***** DATA FOR PROCESSING

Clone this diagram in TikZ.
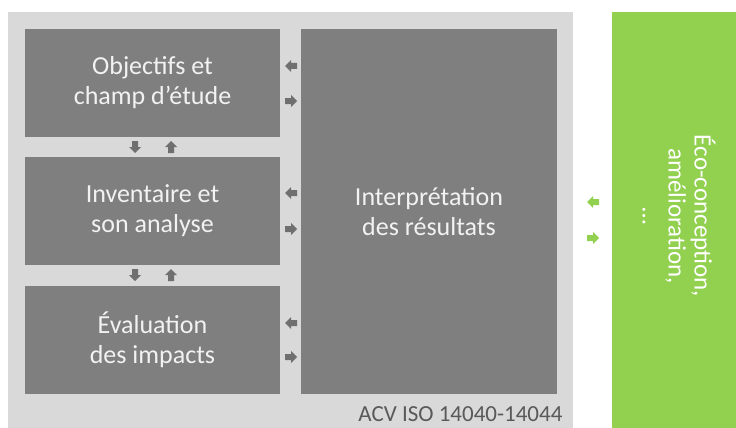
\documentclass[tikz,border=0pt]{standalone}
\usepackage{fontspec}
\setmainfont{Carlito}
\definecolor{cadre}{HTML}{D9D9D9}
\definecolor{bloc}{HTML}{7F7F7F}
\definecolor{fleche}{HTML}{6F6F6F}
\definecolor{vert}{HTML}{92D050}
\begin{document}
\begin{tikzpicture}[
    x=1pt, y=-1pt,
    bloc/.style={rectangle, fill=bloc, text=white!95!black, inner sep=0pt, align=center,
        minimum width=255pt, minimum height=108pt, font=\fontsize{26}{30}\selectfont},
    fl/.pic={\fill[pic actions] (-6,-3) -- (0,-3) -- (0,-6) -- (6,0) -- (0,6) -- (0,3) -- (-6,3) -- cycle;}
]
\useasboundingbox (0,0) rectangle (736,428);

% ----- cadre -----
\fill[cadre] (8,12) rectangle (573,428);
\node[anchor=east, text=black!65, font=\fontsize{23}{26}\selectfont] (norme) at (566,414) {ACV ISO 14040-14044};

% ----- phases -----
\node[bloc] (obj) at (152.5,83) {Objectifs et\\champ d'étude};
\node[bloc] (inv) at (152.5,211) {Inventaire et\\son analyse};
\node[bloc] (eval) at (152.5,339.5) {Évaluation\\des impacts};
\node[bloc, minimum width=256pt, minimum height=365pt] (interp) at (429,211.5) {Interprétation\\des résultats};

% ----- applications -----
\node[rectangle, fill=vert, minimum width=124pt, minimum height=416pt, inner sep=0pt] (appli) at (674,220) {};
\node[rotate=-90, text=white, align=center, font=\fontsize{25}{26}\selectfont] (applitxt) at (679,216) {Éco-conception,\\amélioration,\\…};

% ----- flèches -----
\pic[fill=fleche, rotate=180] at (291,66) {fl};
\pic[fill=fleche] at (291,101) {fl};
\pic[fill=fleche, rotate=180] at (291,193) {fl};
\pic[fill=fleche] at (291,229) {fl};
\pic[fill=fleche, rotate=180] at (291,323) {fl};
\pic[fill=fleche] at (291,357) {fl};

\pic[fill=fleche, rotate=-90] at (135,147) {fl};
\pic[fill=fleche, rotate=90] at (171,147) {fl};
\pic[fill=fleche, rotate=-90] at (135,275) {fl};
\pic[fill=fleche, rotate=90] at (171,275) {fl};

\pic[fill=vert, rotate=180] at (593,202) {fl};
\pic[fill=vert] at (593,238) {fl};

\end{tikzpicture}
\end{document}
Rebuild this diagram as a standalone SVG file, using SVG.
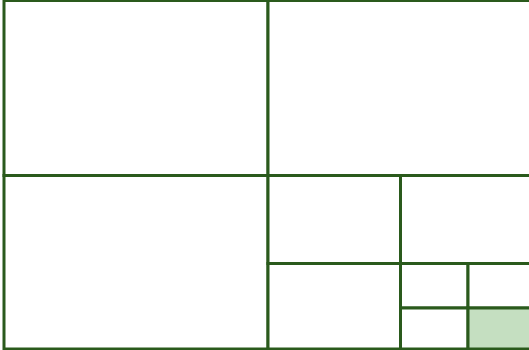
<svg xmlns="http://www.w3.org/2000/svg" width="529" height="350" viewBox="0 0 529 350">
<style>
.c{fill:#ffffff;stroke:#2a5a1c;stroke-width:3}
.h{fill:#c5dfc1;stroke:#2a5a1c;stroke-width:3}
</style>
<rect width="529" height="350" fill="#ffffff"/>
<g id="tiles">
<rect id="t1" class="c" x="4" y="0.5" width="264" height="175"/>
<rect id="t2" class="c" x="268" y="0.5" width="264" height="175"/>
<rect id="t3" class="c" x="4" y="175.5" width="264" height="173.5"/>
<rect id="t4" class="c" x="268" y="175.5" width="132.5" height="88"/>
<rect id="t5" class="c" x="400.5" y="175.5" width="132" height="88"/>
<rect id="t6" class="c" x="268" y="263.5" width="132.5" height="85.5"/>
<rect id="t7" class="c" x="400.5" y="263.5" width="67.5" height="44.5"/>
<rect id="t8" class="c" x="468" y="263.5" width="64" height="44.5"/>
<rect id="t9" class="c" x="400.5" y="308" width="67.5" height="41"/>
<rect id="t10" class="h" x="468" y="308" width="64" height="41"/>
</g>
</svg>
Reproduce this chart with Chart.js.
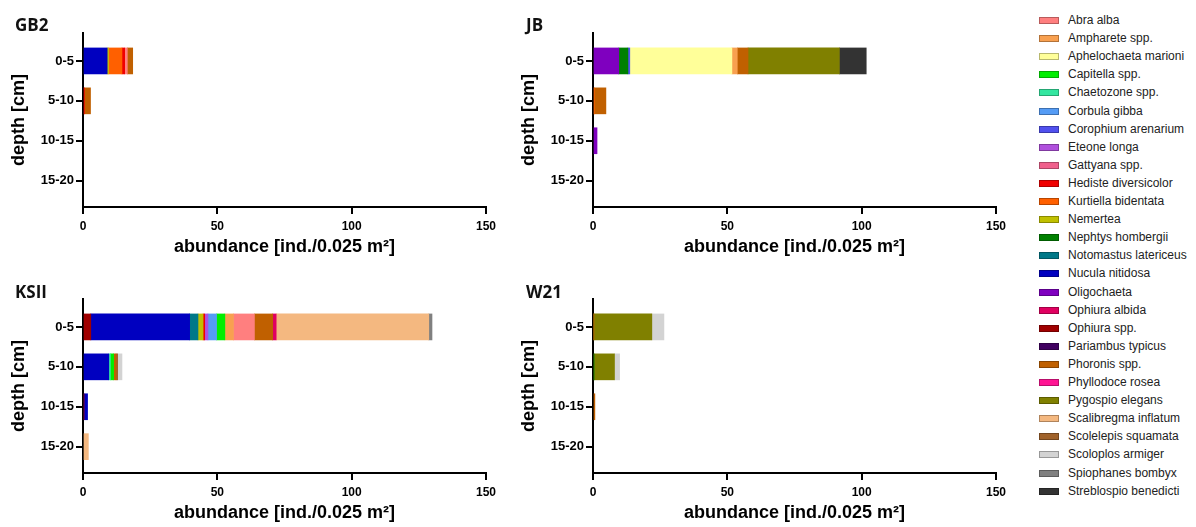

**********

EXERCISE AIM :: Pictures stay out. Repeat only the lines from the beginning of the data through the line that has "(norme) at (566,414)".

PROBLEM SOLUTION ::
Clone this diagram in TikZ.
\documentclass[tikz,border=0pt]{standalone}
\usepackage{fontspec}
\setmainfont{Carlito}
\definecolor{cadre}{HTML}{D9D9D9}
\definecolor{bloc}{HTML}{7F7F7F}
\definecolor{fleche}{HTML}{6F6F6F}
\definecolor{vert}{HTML}{92D050}
\begin{document}
\begin{tikzpicture}[
    x=1pt, y=-1pt,
    bloc/.style={rectangle, fill=bloc, text=white!95!black, inner sep=0pt, align=center,
        minimum width=255pt, minimum height=108pt, font=\fontsize{26}{30}\selectfont},
    fl/.pic={\fill[pic actions] (-6,-3) -- (0,-3) -- (0,-6) -- (6,0) -- (0,6) -- (0,3) -- (-6,3) -- cycle;}
]
\useasboundingbox (0,0) rectangle (736,428);

% ----- cadre -----
\fill[cadre] (8,12) rectangle (573,428);
\node[anchor=east, text=black!65, font=\fontsize{23}{26}\selectfont] (norme) at (566,414) {ACV ISO 14040-14044};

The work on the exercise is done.